Thanks for the reply, but now I’m having difficulty setting up a library.

So now I have a pretty basic example:

cmod1.cuf:

module cmod1
use cudafor

contains

subroutine mmul( A, B, C )
    real, dimension(:,:) :: A, B, C
end subroutine mmul
end module cmod1

test.f90:

program test

    implicit none
    real  :: A(10,10), B(10,10), C(10,10)
    A = 0.
    B = 0.
    C = 0.
    call mmul(A,B,C)
	
end program test

The commands:

pgf90 -c cmod1.cuf
ar rcvs libcmod1.a cmod1.o
ifort -c test.f90
ifort test.o -L. -lcmod1 -o test

give:

test.o: In function `MAIN__':
test.f90:(.text+0x750): undefined reference to `mmul_'

Sorry if this is basic library stuff - I’ve tried multiple configurations, but can’t seem to figure this out.

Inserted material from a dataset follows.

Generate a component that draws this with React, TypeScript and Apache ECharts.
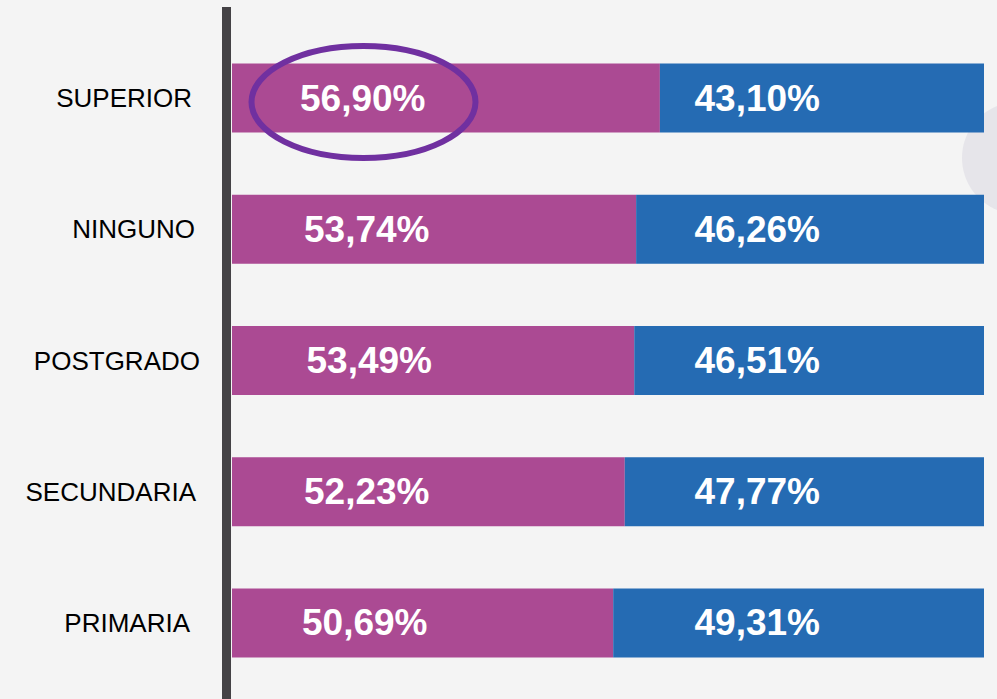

MatColgrove · May 22, 2013, 6:49pm

Hi wiersma,

So I had never actually tried calling CUDA Fortran code from Intel compiled code. Turned out to be a bit more tricky then I thought. We do some magic during the initialization of the program that’s necessary to get the device working properly. Hence, you have to link with the PGI driver to use CUDA Fortran. Here’s the steps I did:

% cat prog.f90 
! just call the main test program
program testp
   call test() 
end program testp

% cat test.f90 
! change the Intel main program to a subroutine
subroutine test
    implicit none
    real  :: A(10,10), B(10,10), C(10,10)
    A = 10.1
    B = 0.11
    C = 0.
    call cmod1_mmul(A,B,C,10,10)
    print *, A(1,2), B(2,4), C(3,6)
   
end subroutine test 

% cat cmod1.cuf 
! Here's a basic CUDA Fortran kernel

module cmod1
use cudafor

contains

attributes(global) subroutine kernel( A, B, C, N, M )
 real, device :: A(N,M), B(N,M), C(N,M)
 integer, value :: N, M
 integer :: i, j, tx, ty
 ! Get the thread indices
 tx = threadidx%x
 ty = threadidx%y
 i = (blockidx%x-1) * blockdim%x + tx
 j = (blockidx%y-1) * blockdim%y + ty
 if (i .le. N .and. j .le. M) then
   C(i,j) = A(i,j)+ B(i,j)
 endif
end subroutine kernel

! need to pass in arrays a automatic or assumed-shaped
subroutine mmul( A, B, C, N, M)
    implicit none
    real, dimension(n,m) :: A, B, C
    real, device, allocatable, dimension(:,:) :: Ad, Bd, Cd
    integer i,N,M,ierr
    type(dim3) :: dimGrid, dimBlock

    allocate(Ad(N,M), Bd(N,M), Cd(N,M))
    Ad=A
    Bd=B
    dimGrid = dim3( N/16, M/16, 1 )
    dimBlock = dim3( 16, 16, 1 )
    call kernel<<<dimGrid,dimBlock>>>( Ad, Bd, Cd, N, M )
    C=Cd
    deallocate(Ad, Bd, Cd)

end subroutine mmul
end module cmod1 

% pgf90 -c cmod1.cuf 
% ifort -c test.f90 
% pgf90 -c prog.f90 
% pgf90 -Mcuda prog.o test.o cmod1.o -L/opt/intel/composerxe-2013.3.163/compiler/lib/intel64/ -lifport -lifcore -limf
% a.out
 N=           10  M=           10  ierr=            0
   10.10000      0.1100000       10.21000

You can also wrap-up “cmod1.o” into a library.

Mat

wiersma · May 27, 2013, 9:09pm

Works great! Thanks a bunch and I’m glad to know I wasn’t missing something completely obvious :).